The guy in the train station reminded me of Hazel Motes in Flannery O’Connor’s brilliant 1952 debut novel, Wiseblood, an allegorical and farcical masterpiece about isolated characters in search for spiritual truth. Coincidentally, the opening scene in the novel takes place inside a train, where Haze (his nickname obviously indicates spiritual blindness), upon encountering Mrs. Hitchcock, at once attacks her with a sneering observation that establishes his character at the stroke: “I reckon you think you been redeemed”.
However, the major difference between my salvation-preaching ‘friend’ and Hazel Motes is that the latter had decided, once and for all to join the hedonistic, freedom loving secular world by repudiating Christ and all that he has come to believe about Him. The sense of guilt instilled on him by his mother’s harsh brand of Protestantism, as well as his grandfather’s bible-thumping, fire-and-brimstone style of preaching was gripping his throat and sucking the life out of him that rebelling from everything that he had been taught and believed in was his only way out to gain his freedom and independence. Rejecting Christ meant establishing the automobile-based Church of Truth Without Jesus Christ Crucified, largely to encourage people to turn away from Christ, with as much zeal as any fanatical bible thumper.
However, most of the people Hazel encounters when he did his rounds are utterly indifferent to his new convictions. Even those who profess to be interested turned out to be frauds and scoundrels. Here, the novel becomes peopled with grotesque characters, those with unusual characteristics, exaggerated attributes and behaviors. For the author, the grotesque represents mental and spiritual deformity.

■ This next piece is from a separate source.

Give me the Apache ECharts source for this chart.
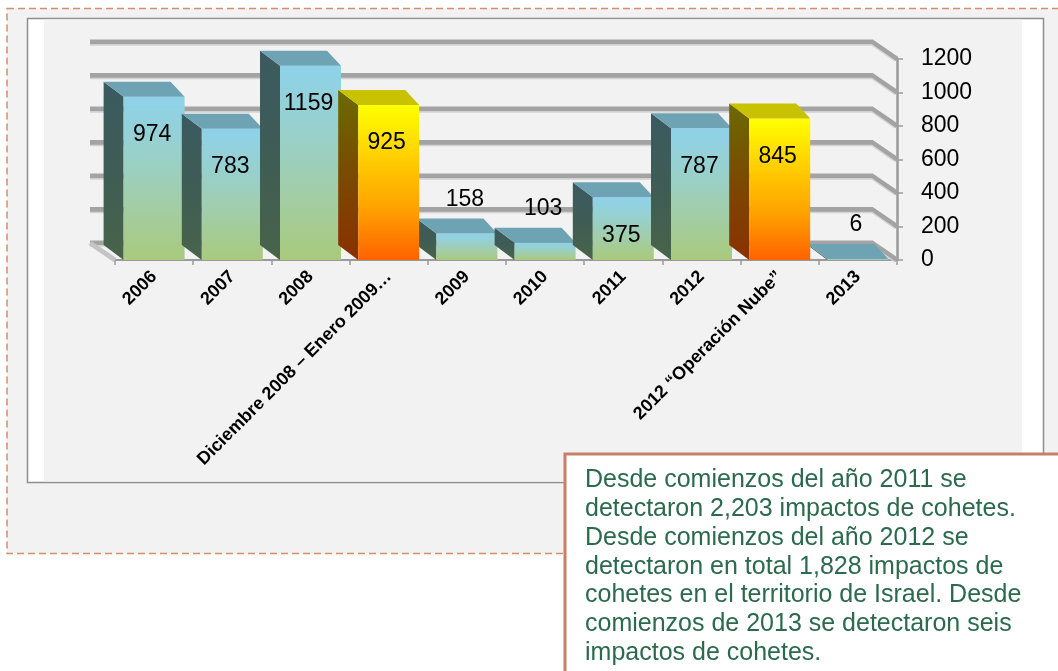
<!DOCTYPE html>
<html>
<head>
<meta charset="utf-8">
<script src="https://cdn.jsdelivr.net/npm/echarts@6/dist/echarts.min.js"></script>
<style>
html,body{margin:0;padding:0;background:#fff;}
#chart{width:1058px;height:671px;}
</style>
</head>
<body>
<div id="chart"></div>
<script>
// ---- data ----
var categories = ['2006', '2007', '2008', 'Diciembre 2008 – Enero 2009…', '2009', '2010', '2011', '2012', '2012 “Operación Nube”', '2013'];
var anualValues = [974, 783, 1159, null, 158, 103, 375, 787, null, 6];
var operacionValues = [null, null, null, 925, null, null, null, null, 845, null];
var yTicks = [0, 200, 400, 600, 800, 1000, 1200];
var noteLines = [
  'Desde comienzos del año 2011 se',
  'detectaron 2,203 impactos de cohetes.',
  'Desde comienzos del año 2012 se',
  'detectaron en total 1,828 impactos de',
  'cohetes en el territorio de Israel. Desde',
  'comienzos de 2013 se detectaron seis',
  'impactos de cohetes.'
];

var FONT = '"Liberation Sans", Arial, sans-serif';
var chart = echarts.init(document.getElementById('chart'), null, {renderer: 'canvas'});

function lg(stops) {
  return new echarts.graphic.LinearGradient(0, 0, 0, 1, stops.map(function (c, i) {
    return {offset: i / (stops.length - 1), color: c};
  }));
}

var palettes = {
  anual: {
    front: ['#8ed2ea', '#98d0cc', '#a2cda6', '#a9ca7c'],
    side: ['#3b5a5f', '#3f5c55', '#48644a'],
    top: '#6ea3b3'
  },
  operacion: {
    front: ['#ffff00', '#ffd000', '#ffa200', '#ff6200'],
    side: ['#6b6a00', '#7a4a00', '#8a3000'],
    top: '#c9c200'
  }
};

function makeBarRenderer(pal) {
  return function (params, api) {
    var v = api.value(1);
    if (v === null || v === undefined || isNaN(v)) return;
    var idx = api.value(0);
    var top = api.coord([idx, v]);
    var base = api.coord([idx, 0]);
    var band = api.size([1, 0])[0];
    var w = band * 0.78;
    var x0 = top[0] - w / 2, x1 = top[0] + w / 2;
    var yt = top[1], yb = base[1];
    var dl = 20, dr = 14, dy = 15;
    var children = [
      {type: 'polygon', shape: {points: [[x0, yt], [x0 - dl, yt - dy], [x0 - dl, yb - dy], [x0, yb]]},
        style: {fill: lg(pal.side)}},
      {type: 'rect', shape: {x: x0, y: yt, width: w, height: yb - yt},
        style: {fill: lg(pal.front)}},
      {type: 'polygon', shape: {points: [[x0, yt], [x1, yt], [x1 - dr, yt - dy], [x0 - dl, yt - dy]]},
        style: {fill: pal.top}}
    ];
    var inside = v >= 300;
    children.push({
      type: 'text', z2: 10,
      style: {
        text: String(v), x: (x0 + x1) / 2 - 2, y: inside ? yt + 38 : yt - 34,
        align: 'center', verticalAlign: 'middle',
        fill: '#000', font: '23px ' + FONT
      }
    });
    return {type: 'group', children: children};
  };
}

function renderGrid(params, api) {
  var v = api.value(1);
  var cs = params.coordSys;
  var y = api.coord([0, v])[1];
  var xl = cs.x - 25, xr = cs.x + cs.width - 25, xa = cs.x + cs.width;
  var pts = [[xl, y - 17], [xr, y - 17], [xa, y]];
  var children = [
    {type: 'polyline', shape: {points: pts}, style: {stroke: '#a3a3a3', lineWidth: 5, fill: null}},
    {type: 'polyline', shape: {points: [[xl, y - 14], [xr, y - 14], [xa - 2, y + 2]]}, style: {stroke: '#d2d2d2', lineWidth: 1.5, fill: null}}
  ];
  if (v === 0) {
    children.push({type: 'line', shape: {x1: xl, y1: y - 17, x2: cs.x, y2: y}, style: {stroke: '#c4c4c4', lineWidth: 5}});
  }
  return {type: 'group', children: children};
}

var option = {
  animation: false,
  textStyle: {fontFamily: FONT},
  graphic: [
    {type: 'rect', z: -10, silent: true, shape: {x: 7, y: 8.5, width: 1100, height: 545},
      style: {fill: '#f2f2f2', stroke: '#d98c68', lineWidth: 1.5, lineDash: [7, 4]}},
    {type: 'rect', z: -9, silent: true, shape: {x: 27.5, y: 18.5, width: 1016, height: 464},
      style: {fill: '#ffffff', stroke: '#8e8e8e', lineWidth: 1.5}},
    {type: 'rect', z: -8, silent: true, shape: {x: 44, y: 19.5, width: 978, height: 462},
      style: {fill: '#f2f2f2'}},
    {type: 'group', z: 100, children: [
      {type: 'rect', shape: {x: 565, y: 454, width: 520, height: 240},
        style: {fill: '#ffffff', stroke: '#c68068', lineWidth: 3}},
      {type: 'text', style: {x: 585, y: 466, text: noteLines.join('\n'),
        font: '25px ' + FONT, lineHeight: 28.8, fill: '#2b6a4c'}}
    ]}
  ],
  grid: {left: 115, right: 161, top: 59, bottom: 411, containLabel: false},
  xAxis: {
    type: 'category', data: categories,
    axisLine: {lineStyle: {color: '#9a9a9a', width: 2}},
    axisTick: {show: true, length: 5, lineStyle: {color: '#9a9a9a', width: 1.5}},
    axisLabel: {interval: 0, rotate: 45, margin: 14, color: '#000', fontWeight: 'bold', fontSize: 18, fontFamily: FONT}
  },
  yAxis: {
    type: 'value', position: 'right', min: 0, max: 1200, interval: 200,
    axisLine: {show: true, lineStyle: {color: '#9a9a9a', width: 2.5}},
    axisTick: {show: true, length: 6, lineStyle: {color: '#9a9a9a', width: 1.5}},
    splitLine: {show: false},
    axisLabel: {margin: 24, color: '#000', fontSize: 23, fontFamily: FONT,
      formatter: function (val) { return String(val); }}
  },
  series: [
    {type: 'custom', name: 'grid', renderItem: renderGrid, silent: true, z: 1,
      data: yTicks.map(function (t) { return [0, t]; })},
    {type: 'custom', name: 'Anual', renderItem: makeBarRenderer(palettes.anual), z: 2,
      data: anualValues.map(function (v, i) { return [i, v]; })},
    {type: 'custom', name: 'Operación', renderItem: makeBarRenderer(palettes.operacion), z: 3,
      data: operacionValues.map(function (v, i) { return [i, v]; })}
  ]
};
chart.setOption(option);
</script>
</body>
</html>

Wise Blood is richly-layered: each peeling reveals a different topic each time. How people deal and cope with being displaced and marginalized; the arrogance and self-righteousness that keeps people from seeing themselves and the most important thing, that Christ is central in the redemption of humankind.
The novel is set in the largely Protestant American South, which, as the author had earlier described in other venues, remains “Christ-haunted”, if no longer “Christ-centered”. But what makes the novel astoundingly Catholic, however, is the author’s portrayal of the moment of grace as an encounter with holiness and as a moment of epiphany and that even physical as well as emotional violence are essential parts to one's transformation.
The obvious reference to this, as good Catholics should know, is St. Paul, fulminating enemy of Christ who was waylaid on his way to Damascus, briefly blinded before becoming a passionate apostle. Similarly, Hazel was “stopped” in his car on his way to preach, but this time, however, he knew the battle was over. And with the same zeal and conviction as when he consciously rejected Christ and his teachings, he took it upon himself to indict, try, convict, and carry out the terrible sentence on himself, as a means of penitence. Misguided but passionately sincere he meets a fate that may be tragic but ultimately hopeful. He blinded himself.
The Holy Week is nearing, and we may yet be greeted by news of penitents lashing their bloody backs, or allowing themselves to be nailed to the Cross. Like St. Paul and Hazel Motes, they may have been “stopped” in their tracks and forced to see and accept the truth.